Directed by Jaume Collet-Serra
Starring Blake Lively
Following the death of her mother, surfer Nancy Adams (Blake Lively) takes a break from med school and heads south from her Texas home to an isolated bay in Mexico, once a special place for her mother, to surf, reflect, and think about what to do next. Her meditative sojourn is interrupted, however, by a hungry Great White shark, drawn into the bay by the presence of a dead Humpback whale. Wounded, frightened and trapped on an outcrop of rock some 200 metres from shore, Nancy has to figure out how to get back on dry land before the rising tide puts her at the mercy of the toothy predator.
Jaume Collet-Sera is a guy who specializes in making very smart, dumb films, approaching B-movie premises with a deeply clever understanding of genre conventions – both how to employ them and when to subvert them. Go look at Non-Stop or Orphan again if you don’t believe me. The Shallows is another in this line: a neat back-of-a-cocktail-napkin conceit rendered into solid, constantly engaging entertainment through sheer craft.

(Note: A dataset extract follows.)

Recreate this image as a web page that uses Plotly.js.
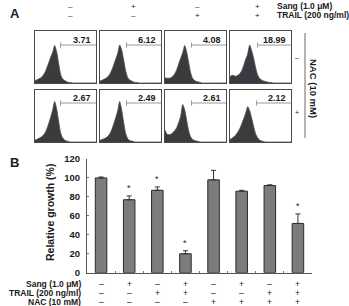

It’s a neatly constructed film, divided into little packets of time, each containing a problem for Lively’s level-headed Nancy to resolve. Can she staunch a bleeding leg wound? Can she retrieve a GoPro camera? Can she shield herself from the sun during the day? Can she swim to a nearby buoy without getting chomped? While there’s some “movie magic” logic going on at a few points, narratively the film is tight AF. The tempo of action is terrific, too, knowing exactly when to build suspense, when to release it, and when – and let’s face it, while we may moan, the technique can work – to deploy a good, old fashioned jump scare.
It’s a tight, sealed system of a film, and while scenarios like this invite “this is what I would have done” post-screening arguments, the script, by Anthony Jaswinski, lays out logical story reasons why Nancy is alone, why no one checks on her whereabouts, and why she has the skills necessary to aid her survival. It’s not Paddy Chayevsky, but it’s solid.
It’s also largely a one-hander. Other than Lively, almost everyone else in the film exists to either lend her some character (we briefly meet her father and sister in a bit of laudably economical backstory) or get eaten to prove that the shark is not fooling around (to be fair, there’s also a seagull who sticks around for a lot of the action). Lively is eminently watchable here (not something I think I’ve ever said about her before); her character is no shrieking, shrinking violet, but a capable woman who is dealing with a horrible situation as best she can. There’s no self-pity in her, and that makes her easy to barrack for.
She also looks good in a rashie and bikini bottoms, and the early stages of the film are very male-gazey, with Collet-Sera’s camera lingering on her curves as she lathers on the sunscreen and waxes her board. This fetishisation pf the body has a pay-off, though; once we’re trained by the camera to focus on Lively’s physical form, it’s then put through the ringer: shark bite, stinging coral, sunburn, gangrene, jellyfish, the lot. It’s a smart play, using the camera’s (and our) voyeurism to heighten the physical horror and drama.
Indeed, The Shallows is only dumb when it wants to be, and that’s largely when it comes to the behaviour of the resident poisson terrible, whose actions are about as believable as a bear driving a Studebaker; if nothing else, it’s hard to believe that any self-respecting predator would go to all that trouble to munch on one girl when there are literal tonnes of whale meat just floating there (and attracting no other scavengers). Knowing that doesn’t make the beast any less scary in the moment, though; the fear of being eaten is a primal one, and the shark is kept (mostly) hidden for a good long while, seen in glimpses or obscured by the environment. There’s a shot of it through a cresting wave that is one for the books.
The whole thing builds to a climax as tense as it is ludicrous, but thoroughly satisfying for all that. The Shallows is a great, self-contained B-movie survival horror that delivers on every promise it makes. Now that’s an endangered species.